Mücken und Zecken: Gefahr von Infektionen

Mit den steigenden Temperaturen können sich zudem Krankheitserreger ausbreiten, die zum Beispiel aus Afrika oder Asien stammen und inzwischen auch von heimischen Mücken übertragen werden. So sind im Sommer 2019 erstmals fünf Menschen an dem West-Nil-Fieber erkrankt, das vorwiegend in den Tropen und Subtropen auftritt. Im Sommer 2020 und 2021 wurden weitere Fälle vom Bernhard-Nocht-Institut für Tropenmedizin bestätigt. Das West-Nil-Fieber ist eine grippeähnliche Erkrankung, typische Symptome sind Fieber, Muskelschmerzen und angeschwollene Lymphknoten. Bei einem Drittel entwickelt sich ein Hautausschlag. Ungefährlich ist das West-Nil-Virus nicht: Bei einigen Patientinnen und Patienten kommt es zu Hirn- oder Hirnhautentzündung, bei vor allem älteren Patienten kann die Erkrankung tödlich sein.
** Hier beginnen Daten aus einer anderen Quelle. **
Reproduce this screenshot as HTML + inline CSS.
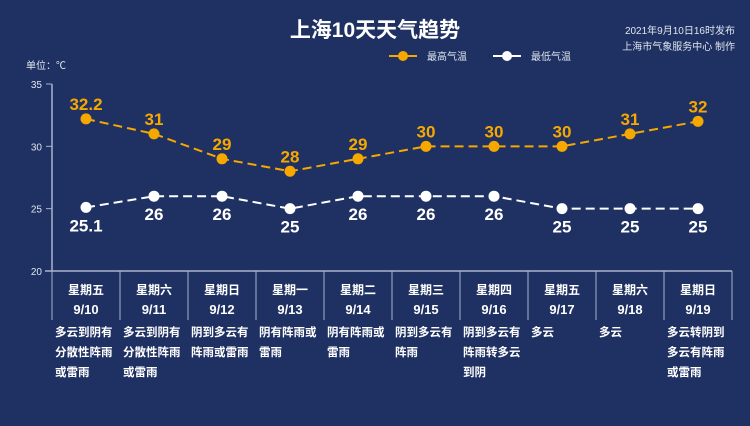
<!DOCTYPE html>
<html><head><meta charset="utf-8"><style>
body{margin:0;width:750px;height:426px;background:#1f3162;overflow:hidden;font-family:"Liberation Sans","Noto Sans CJK SC",sans-serif}
</style></head><body>
<svg width="750" height="426" style="position:absolute;left:0;top:0" font-family="Liberation Sans, Noto Sans CJK SC, sans-serif">
<rect width="750" height="426" fill="#1f3162"/>
<text x="375" y="37" text-anchor="middle" font-size="21" font-weight="bold" fill="#fff">上海10天天气趋势</text>
<text x="735" y="34" text-anchor="end" font-size="10" fill="#dfe4ef">2021年9月10日16时发布</text>
<text x="735" y="50" text-anchor="end" font-size="10" fill="#dfe4ef">上海市气象服务中心 制作</text>
<g><line x1="389" y1="56" x2="417" y2="56" stroke="#f6a800" stroke-width="2"/><circle cx="403" cy="56" r="5" fill="#f6a800"/><text x="427" y="60" font-size="10" fill="#dfe4ef">最高气温</text></g>
<g><line x1="493" y1="56" x2="521" y2="56" stroke="#fff" stroke-width="2"/><circle cx="507" cy="56" r="5" fill="#fff"/><text x="531" y="60" font-size="10" fill="#dfe4ef">最低气温</text></g>
<text x="26" y="69" font-size="10" fill="#dfe4ef">单位：℃</text>
<g id="axes"></g>
<g id="marks"></g>
</svg>
<script>
const days=["星期五","星期六","星期日","星期一","星期二","星期三","星期四","星期五","星期六","星期日"];
const dates=["9/10","9/11","9/12","9/13","9/14","9/15","9/16","9/17","9/18","9/19"];
const highs=[32.2,31,29,28,29,30,30,30,31,32];
const lows=[25.1,26,26,25,26,26,26,25,25,25];
const yTicks=[20,25,30,35];
const descs=[["多云到阴有","分散性阵雨","或雷雨"],["多云到阴有","分散性阵雨","或雷雨"],["阴到多云有","阵雨或雷雨"],["阴有阵雨或","雷雨"],["阴有阵雨或","雷雨"],["阴到多云有","阵雨"],["阴到多云有","阵雨转多云","到阴"],["多云"],["多云"],["多云转阴到","多云有阵雨","或雷雨"]];
const NS="http://www.w3.org/2000/svg";
const x0=52,cw=68,yB=271,yT=84;
const X=i=>x0+cw*(i+0.5);
const Y=v=>yB-(v-20)/15*(yB-yT);
const ax=document.getElementById('axes'),mk=document.getElementById('marks');
function el(p,t,a,txt){const e=document.createElementNS(NS,t);for(const k in a)e.setAttribute(k,a[k]);if(txt!=null)e.textContent=txt;p.appendChild(e);return e;}
let e=el(ax,'line',{x1:x0,y1:yT,x2:x0,y2:yB,stroke:'#aab4cc','stroke-width':1.5});


e=el(ax,'line',{x1:45,y1:yB,x2:x0+cw*10,y2:yB,stroke:'#aab4cc','stroke-width':1.5});


yTicks.forEach(t=>{el(ax,'line',{x1:46,y1:Y(t),x2:x0,y2:Y(t),stroke:'#aab4cc'});
e=el(ax,'text',{x:42,y:Y(t)+4,'text-anchor':'end','font-size':10,fill:'#dfe4ef'},t);

});
for(let i=0;i<=10;i++)el(ax,'line',{x1:x0+cw*i,y1:yB,x2:x0+cw*i,y2:320,stroke:'#aab4cc','stroke-width':1});
days.forEach((d,i)=>{
e=el(ax,'text',{x:X(i),y:294,'text-anchor':'middle','font-size':12,'font-weight':'bold',fill:'#fff'},d);


e=el(ax,'text',{x:X(i),y:314,'text-anchor':'middle','font-size':13,'font-weight':'bold',fill:'#fff'},dates[i]);


descs[i].forEach((s,j)=>{e=el(ax,'text',{x:x0+cw*i+3,y:336+j*20,'font-size':11.5,'font-weight':'bold',fill:'#fff'},s);

});
});
function series(vals,color,name,above){
const pts=vals.map((v,i)=>X(i)+','+Y(v)).join(' ');
e=el(mk,'polyline',{points:pts,fill:'none',stroke:color,'stroke-width':2,'stroke-dasharray':'9,5'});


vals.forEach((v,i)=>{e=el(mk,'circle',{cx:X(i),cy:Y(v),r:5.5,fill:color});


e=el(mk,'text',{x:X(i),y:above?Y(v)-9:Y(v)+24,'text-anchor':'middle','font-size':17,'font-weight':'bold',fill:color},v);

});
}
series(highs,'#f6a800','high-temp',true);
series(lows,'#ffffff','low-temp',false);
</script>
</body></html>
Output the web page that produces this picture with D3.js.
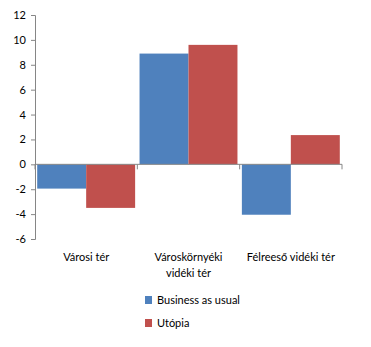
<!DOCTYPE html>
<html><head><meta charset="utf-8">
<script src="https://cdn.jsdelivr.net/npm/d3@7"></script>
<style>body{margin:0;background:#fff}svg{display:block}text{font-family:Lato,"Open Sans",sans-serif;font-size:11px;fill:#000}</style>
</head><body><svg id="c" width="371" height="347"></svg>
<script>
const categories = [["Városi tér"], ["Városkörnyéki", "vidéki tér"], ["Félreeső vidéki tér"]];
const seriesNames = ["Business as usual", "Utópia"];
const businessAsUsual = [-1.95, 8.9, -4.05];
const utopia = [-3.5, 9.6, 2.35];
const yTicks = [-6, -4, -2, 0, 2, 4, 6, 8, 10, 12];
const colors = ["#4F81BD", "#C0504D"];
const series = [businessAsUsual, utopia];

const svg = d3.select("#c");
const x0 = 35, x1 = 342, yTop = 15, yBot = 239;
const y = d3.scaleLinear().domain([-6, 12]).range([yBot, yTop]);
const xc = d3.scaleBand().domain(d3.range(categories.length)).range([x0, x1]).padding(0);
const xs = d3.scaleBand().domain(d3.range(series.length)).range([0, xc.bandwidth()]).paddingInner(0).paddingOuter(0.045);

// bars
series.forEach((vals, si) => {
  svg.append("g").selectAll("rect").data(vals).join("rect")
    .attr("x", (d, i) => xc(i) + xs(si))
    .attr("width", xs.bandwidth())
    .attr("y", d => y(Math.max(0, d)))
    .attr("height", d => Math.abs(y(d) - y(0)))
    .attr("fill", colors[si]);
});

// y axis
const ya = svg.append("g").attr("transform", `translate(${x0},0)`)
  .call(d3.axisLeft(y).tickValues(yTicks).tickSize(4).tickPadding(5).tickFormat(d => String(d)));
ya.select(".domain").attr("stroke", "#868686");
ya.selectAll(".tick line").attr("stroke", "#868686");
ya.selectAll("text").style("font-size", "11px");

// x axis at zero
const xa = svg.append("g").attr("transform", `translate(0,${y(0)})`);
xa.append("line").attr("x1", x0).attr("x2", x1).attr("stroke", "#868686");
const bounds = d3.range(categories.length + 1).map(i => i < categories.length ? xc(i) : x1);
xa.selectAll("line.t").data(bounds).join("line").attr("class", "t")
  .attr("x1", d => d).attr("x2", d => d).attr("y1", 0).attr("y2", 5).attr("stroke", "#868686");

// category labels
categories.forEach((lines, i) => {
  const t = svg.append("text").attr("text-anchor", "middle")
    .attr("x", xc(i) + xc.bandwidth() / 2).attr("y", 261);
  lines.forEach((l, j) => t.append("tspan").attr("x", xc(i) + xc.bandwidth() / 2).attr("dy", j ? 16 : 0).text(l));
});

// legend
seriesNames.forEach((n, i) => {
  const g = svg.append("g").attr("transform", `translate(145,${296 + i * 23})`);
  g.append("rect").attr("width", 7).attr("height", 8).attr("fill", colors[i]);
  g.append("text").attr("x", 12).attr("y", 8).text(n);
});
</script></body></html>
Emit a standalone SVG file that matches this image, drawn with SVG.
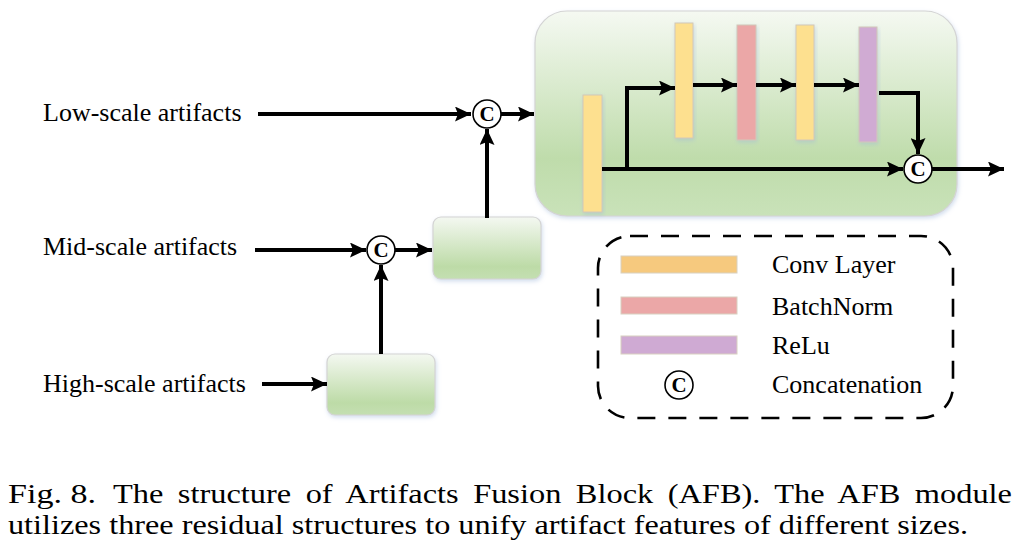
<svg xmlns="http://www.w3.org/2000/svg" width="1024" height="556" viewBox="0 0 1024 556">
<defs>
<linearGradient id="gBig" x1="0" y1="0" x2="0" y2="1">
<stop offset="0" stop-color="#f5f9f2"/>
<stop offset="0.72" stop-color="#bfdcab"/>
<stop offset="1" stop-color="#c9e2b9"/>
</linearGradient>
<linearGradient id="gSmall" x1="0" y1="0" x2="0" y2="1">
<stop offset="0" stop-color="#f4f8f1"/>
<stop offset="0.8" stop-color="#bddba7"/>
<stop offset="1" stop-color="#c4dfb2"/>
</linearGradient>
<filter id="sh" x="-20%" y="-20%" width="140%" height="140%">
<feDropShadow dx="1" dy="2" stdDeviation="2" flood-color="#9db6d9" flood-opacity="0.45"/>
</filter>
<marker id="ah" markerUnits="userSpaceOnUse" markerWidth="17" markerHeight="15" refX="16" refY="7.5" orient="auto">
<path d="M0,0 L16,7.5 L0,15 L3,7.5 Z" fill="#000"/>
</marker>
</defs>
<style>
.lbl{font-family:"Liberation Serif","Times New Roman",serif;font-size:26px;fill:#000}
.cap{font-family:"Liberation Serif","Times New Roman",serif;font-size:28px;fill:#000}
.ct{font-family:"Liberation Serif","Times New Roman",serif;font-size:21px;font-weight:bold;fill:#000;text-anchor:middle}
.cc{fill:#fff;stroke:#000;stroke-width:1.6}
.ln{fill:none;stroke:#000;stroke-width:4}
.box{stroke:#d4d4d4;stroke-width:1.2;filter:url(#sh)}
.bar{stroke:#d2c8b8;stroke-width:1;filter:url(#sh)}
.conv{fill:#fde08f}
.bn{fill:#eba7a7}
.relu{fill:#d0abd3}
</style>

<g id="afb-block">
<rect class="box" x="535" y="11" width="422" height="205" rx="32" fill="url(#gBig)"/>
</g>
<g id="conv-in"><rect class="bar conv" x="583" y="95" width="19" height="117"/></g>
<g id="conv-1"><rect class="bar conv" x="675" y="23" width="18" height="115"/></g>
<g id="bn-1"><rect class="bar bn" x="737" y="25" width="19" height="115"/></g>
<g id="conv-2"><rect class="bar conv" x="796" y="25" width="18" height="115"/></g>
<g id="relu-1"><rect class="bar relu" x="859" y="27" width="18" height="115"/></g>

<g id="mid-box"><rect class="box" x="433" y="217" width="108" height="62" rx="8" fill="url(#gSmall)"/></g>
<g id="high-box"><rect class="box" x="327" y="354" width="108" height="61" rx="8" fill="url(#gSmall)"/></g>

<g id="labels">
<text class="lbl" x="43" y="121">Low-scale artifacts</text>
<text class="lbl" x="43" y="255">Mid-scale artifacts</text>
<text class="lbl" x="43" y="392">High-scale artifacts</text>
</g>

<g id="connectors">
<path class="ln" d="M258,114 H471" marker-end="url(#ah)"/>
<path class="ln" d="M501,114 H534" marker-end="url(#ah)"/>
<path class="ln" d="M487,218 V129" marker-end="url(#ah)"/>
<path class="ln" d="M255,250 H366" marker-end="url(#ah)"/>
<path class="ln" d="M395,250 H432" marker-end="url(#ah)"/>
<path class="ln" d="M381,354 V265" marker-end="url(#ah)"/>
<path class="ln" d="M262,384 H327" marker-end="url(#ah)"/>
<path class="ln" d="M602,169 H903" marker-end="url(#ah)"/>
<path class="ln" d="M627,169 V88 H675" marker-end="url(#ah)"/>
<path class="ln" d="M693,85 H737" marker-end="url(#ah)"/>
<path class="ln" d="M756,85 H796" marker-end="url(#ah)"/>
<path class="ln" d="M814,85 H859" marker-end="url(#ah)"/>
<path class="ln" d="M879,93 H918 V154" marker-end="url(#ah)"/>
<path class="ln" d="M932,169 H1004" marker-end="url(#ah)"/>
</g>

<g id="concat-low"><circle class="cc" cx="487" cy="114" r="14"/><text class="ct" x="487" y="121">C</text></g>
<g id="concat-mid"><circle class="cc" cx="381" cy="250" r="14"/><text class="ct" x="381" y="257">C</text></g>
<g id="concat-out"><circle class="cc" cx="918" cy="169" r="14"/><text class="ct" x="918" y="176">C</text></g>

<g id="legend">
<rect x="598" y="236" width="355" height="182" rx="32" fill="none" stroke="#000" stroke-width="2.6" stroke-dasharray="18 13"/>
<rect x="621" y="256" width="116" height="17" fill="#f6c97e" stroke="#d8d0c0" stroke-width="1"/>
<rect x="621" y="297" width="116" height="17" fill="#eba7a7" stroke="#d8d0c0" stroke-width="1"/>
<rect x="621" y="336" width="116" height="18" fill="#cfaad3" stroke="#d8d0c0" stroke-width="1"/>
<circle class="cc" cx="679" cy="385" r="14"/><text class="ct" x="679" y="392">C</text>
<text class="lbl" x="772" y="273">Conv Layer</text>
<text class="lbl" x="772" y="315">BatchNorm</text>
<text class="lbl" x="772" y="354">ReLu</text>
<text class="lbl" x="772" y="393">Concatenation</text>
</g>

<g id="caption">
<text class="cap" x="8" y="503" textLength="88" lengthAdjust="spacingAndGlyphs">Fig. 8.</text>
<text class="cap" x="113" y="503" word-spacing="5.5" textLength="899" lengthAdjust="spacingAndGlyphs">The structure of Artifacts Fusion Block (AFB). The AFB module</text>
<text class="cap" x="8" y="534" textLength="960" lengthAdjust="spacingAndGlyphs">utilizes three residual structures to unify artifact features of different sizes.</text>
</g>
</svg>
Neue Mückenarten, die sich in Deutschland ansiedeln, bringen weitere Infektionsgefahren, etwa die japanische Buschmücke und die Asiatische Tigermücke, die das Dengue-Fieber übertragen können. Auch andere, für den Menschen unangenehme Tierchen profitieren von der Wärme: Milde Winter begünstigen die Vermehrung von Zecken. Klimaschutz ist demnach Gesundheitsschutz. In der Wissenschaft wird dieser Zusammenhang inzwischen unter dem Begriff "Planetary Health" beforscht. "Nahezu jede Maßnahme, die den Klimawandel begrenzt, ist auch gut für die menschliche Gesundheit", heißt es in der Broschüre "Gesundheit und Klimawandel" des Climate Service Center Germany.